There’s a battle brewing out there, between the corporations that produce content and anyone who wants to know how popular that content actually is. Today’s story is about Nielsen and TV, with a focus on sports, but the issue is broader, as large brands get smarter about how to astroturf a positive consensus about their projects.
Take YouTube, for example, which started hiding Dislikes on videos back in November. I happened to like the Dislike. It informed an essay I premiered this newsletter with, because the sheer volume of Dislikes on YouTube’s Nike ads indicated that their commercials were loathsome on a visceral level. True, my methodology was imperfect, but how else can you demonstrate that a mega corporation’s message is hated?

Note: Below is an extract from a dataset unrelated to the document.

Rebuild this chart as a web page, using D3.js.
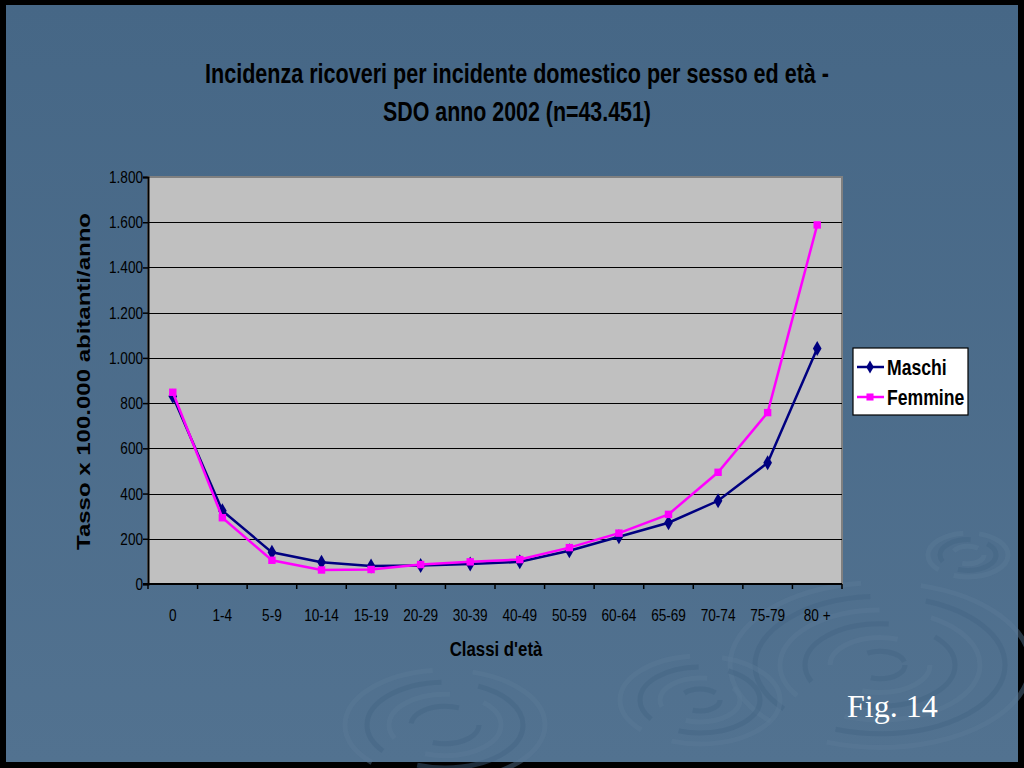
<!DOCTYPE html>
<html>
<head>
<meta charset="utf-8">
<script src="https://cdn.jsdelivr.net/npm/d3@7"></script>
<style>
  body { margin: 0; background: #000; }
  svg { display: block; }
</style>
</head>
<body>
<script>
var ageClasses = ["0", "1-4", "5-9", "10-14", "15-19", "20-29", "30-39", "40-49",
                  "50-59", "60-64", "65-69", "70-74", "75-79", "80 +"];
var maschi  = [830, 324, 140, 96, 80, 82, 88, 98, 147, 209, 271, 368, 536, 1042];
var femmine = [848, 293, 105, 62, 64, 86, 98, 108, 161, 225, 308, 494, 758, 1588];
var yTicks = [0, 200, 400, 600, 800, 1000, 1200, 1400, 1600, 1800];

var series = [
  { name: "Maschi", values: maschi, color: "#000080", symbol: d3.symbolDiamond },
  { name: "Femmine", values: femmine, color: "#ff00ff", symbol: d3.symbolSquare }
];

var W = 1024, H = 768;
var sans = "'Liberation Sans', Arial, sans-serif";
var squeeze = 0.8;   // no Arial Narrow here, so squash Arial horizontally

// text in a narrow face: a group scaled on x around the anchor point
function narrowText(parent, x, y, str, size, anchor, bold) {
  return parent.append("g")
      .attr("transform", "translate(" + x + "," + y + ") scale(" + squeeze + ",1)")
    .append("text")
      .attr("text-anchor", anchor || "start")
      .style("font-family", sans)
      .style("font-size", size + "px")
      .style("font-weight", bold ? "bold" : "normal")
      .attr("fill", "#000")
      .text(str);
}

var svg = d3.select("body").append("svg")
    .attr("width", W)
    .attr("height", H);

// slide background
var defs = svg.append("defs");
var grad = defs.append("linearGradient").attr("id", "bg")
    .attr("x1", 0).attr("y1", 0).attr("x2", 0).attr("y2", 1);
grad.append("stop").attr("offset", "0%").attr("stop-color", "#466786");
grad.append("stop").attr("offset", "100%").attr("stop-color", "#527290");

svg.append("rect").attr("width", W).attr("height", H).attr("fill", "#000");
svg.append("rect")
    .attr("x", 6).attr("y", 5)
    .attr("width", 1012).attr("height", 757)
    .attr("fill", "url(#bg)");

// faint ripples
var ripples = [
  { cx: 880, cy: 665, r: [150, 125, 100, 75, 50, 25] },
  { cx: 700, cy: 700, r: [80, 60, 40, 20] },
  { cx: 445, cy: 725, r: [100, 78, 56, 34] },
  { cx: 968, cy: 555, r: [40, 28, 16] }
];
var rip = svg.append("g").attr("fill", "none");
ripples.forEach(function(rp) {
  rip.selectAll(null).data(rp.r).enter().append("ellipse")
      .attr("cx", rp.cx).attr("cy", rp.cy)
      .attr("rx", function(d) { return d; })
      .attr("ry", function(d) { return d * 0.55; })
      .attr("stroke", function(d, i) { return i % 2 ? "#436483" : "#5b7a97"; })
      .attr("stroke-width", 5)
      .attr("stroke-dasharray", function(d, i) { return (d * 1.6) + " " + (d * 0.4 + i * 6); })
      .attr("opacity", 0.45);
});

// plot area
var plot = { left: 148, top: 177, right: 842, bottom: 584 };

var x = d3.scaleBand()
    .domain(ageClasses)
    .range([plot.left, plot.right]);

var y = d3.scaleLinear()
    .domain([0, 1800])
    .range([plot.bottom, plot.top]);

svg.append("rect")
    .attr("x", plot.left).attr("y", plot.top)
    .attr("width", plot.right - plot.left)
    .attr("height", plot.bottom - plot.top)
    .attr("fill", "#c0c0c0")
    .attr("stroke", "#808080")
    .attr("stroke-width", 2);

// gridlines
svg.append("g").selectAll("line")
    .data(yTicks.filter(function(d) { return d > 0 && d < 1800; }))
    .enter().append("line")
    .attr("x1", plot.left).attr("x2", plot.right)
    .attr("y1", function(d) { return Math.round(y(d)) + 0.5; })
    .attr("y2", function(d) { return Math.round(y(d)) + 0.5; })
    .attr("stroke", "#000")
    .attr("stroke-width", 1);

// y axis
var yAxis = svg.append("g")
    .attr("transform", "translate(" + plot.left + ",0)")
    .call(d3.axisLeft(y)
      .tickValues(yTicks)
      .tickSize(5)
      .tickFormat(""));
yAxis.select(".domain").attr("stroke", "#000").attr("stroke-width", 2);
yAxis.selectAll(".tick line").attr("stroke", "#000").attr("stroke-width", 1.5);
var yLab = svg.append("g");
yTicks.forEach(function(t) {
  narrowText(yLab, 143, y(t) + 6, d3.format(",")(t).replace(/,/g, "."), 17, "end");
});

// x axis: ticks at category boundaries, labels centered
var bounds = ageClasses.map(function(c) { return x(c); }).concat([plot.right]);
var xg = svg.append("g");
xg.append("line")
    .attr("x1", plot.left - 5).attr("x2", plot.right)
    .attr("y1", plot.bottom).attr("y2", plot.bottom)
    .attr("stroke", "#000").attr("stroke-width", 2);
xg.selectAll(".xt").data(bounds).enter().append("line")
    .attr("x1", function(d) { return d; }).attr("x2", function(d) { return d; })
    .attr("y1", plot.bottom).attr("y2", plot.bottom + 5)
    .attr("stroke", "#000").attr("stroke-width", 1.5);
ageClasses.forEach(function(c) {
  narrowText(xg, x(c) + x.bandwidth() / 2, 621, c, 17, "middle");
});

// lines and markers
var line = d3.line()
    .x(function(d, i) { return x(ageClasses[i]) + x.bandwidth() / 2; })
    .y(function(d) { return y(d); });

series.forEach(function(s) {
  svg.append("path")
      .attr("d", line(s.values))
      .attr("fill", "none")
      .attr("stroke", s.color)
      .attr("stroke-width", 2.5);
  svg.append("g").selectAll("path")
      .data(s.values)
      .enter().append("path")
      .attr("transform", function(d, i) {
        return "translate(" + (x(ageClasses[i]) + x.bandwidth() / 2) + "," + y(d) + ")";
      })
      .attr("d", d3.symbol().type(s.symbol).size(s.symbol === d3.symbolSquare ? 55 : 65))
      .attr("fill", s.color);
});

// title
var title = svg.append("text")
    .style("font-family", sans)
    .style("font-weight", "bold")
    .style("font-size", "28px")
    .attr("fill", "#000");
title.append("tspan").attr("x", 205).attr("y", 83)
    .attr("textLength", 624).attr("lengthAdjust", "spacingAndGlyphs")
    .text("Incidenza ricoveri per incidente domestico per sesso ed età -");
title.append("tspan").attr("x", 383).attr("y", 121)
    .attr("textLength", 268).attr("lengthAdjust", "spacingAndGlyphs")
    .text("SDO anno 2002 (n=43.451)");

// axis titles
svg.append("text")
    .attr("transform", "translate(90,550) rotate(-90)")
    .attr("textLength", 337).attr("lengthAdjust", "spacingAndGlyphs")
    .style("font-family", sans)
    .style("font-weight", "bold")
    .style("font-size", "18px")
    .text("Tasso x 100.000 abitanti/anno");

narrowText(svg, 496, 656, "Classi d'età", 21, "middle", true);

// legend
var leg = svg.append("g").attr("transform", "translate(853,348)");
leg.append("rect")
    .attr("width", 115).attr("height", 67)
    .attr("fill", "#fff")
    .attr("stroke", "#000")
    .attr("stroke-width", 1.2);
var li = leg.selectAll(".li").data(series).enter().append("g")
    .attr("transform", function(d, i) { return "translate(0," + (19 + i * 30) + ")"; });
li.append("line")
    .attr("x1", 4).attr("x2", 31)
    .attr("stroke", function(d) { return d.color; })
    .attr("stroke-width", 2.5);
li.append("path")
    .attr("transform", "translate(17,0)")
    .attr("d", function(d) { return d3.symbol().type(d.symbol).size(50)(); })
    .attr("fill", function(d) { return d.color; });
li.each(function(d) {
  narrowText(d3.select(this), 34, 8, d.name, 22, "start", true);
});

// figure label
svg.append("text")
    .attr("x", 847).attr("y", 717)
    .attr("fill", "#fff")
    .style("font-family", "'Liberation Serif', 'Times New Roman', serif")
    .style("font-size", "32px")
    .text("Fig. 14");
</script>
</body>
</html>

And that’s the problem, I suppose. Major brands don’t want to be exposed when they fail, so they very much Dislike the Dislike. When YouTube hid it, they claimed it’s because they “want to create an inclusive and respectful environment where creators have the opportunity to succeed and feel safe to express themselves.” Hey, this is really about protecting the beautiful souls of artists, and any benefit gained by major multinationals is purely incidental, of course. Also, thankfully, Nike now feels safe and finally has an opportunity to succeed.
Powerful brands would prefer to control the narrative. That’s what this fight is all about, even if some involved in it are more concerned with the numbers than with that narrative. Consciously or unconsciously, these corporations seek a world where success is almost tautological. They want a closed loop where their products are hits because they insist they are hits and all contrary evidence is hidden.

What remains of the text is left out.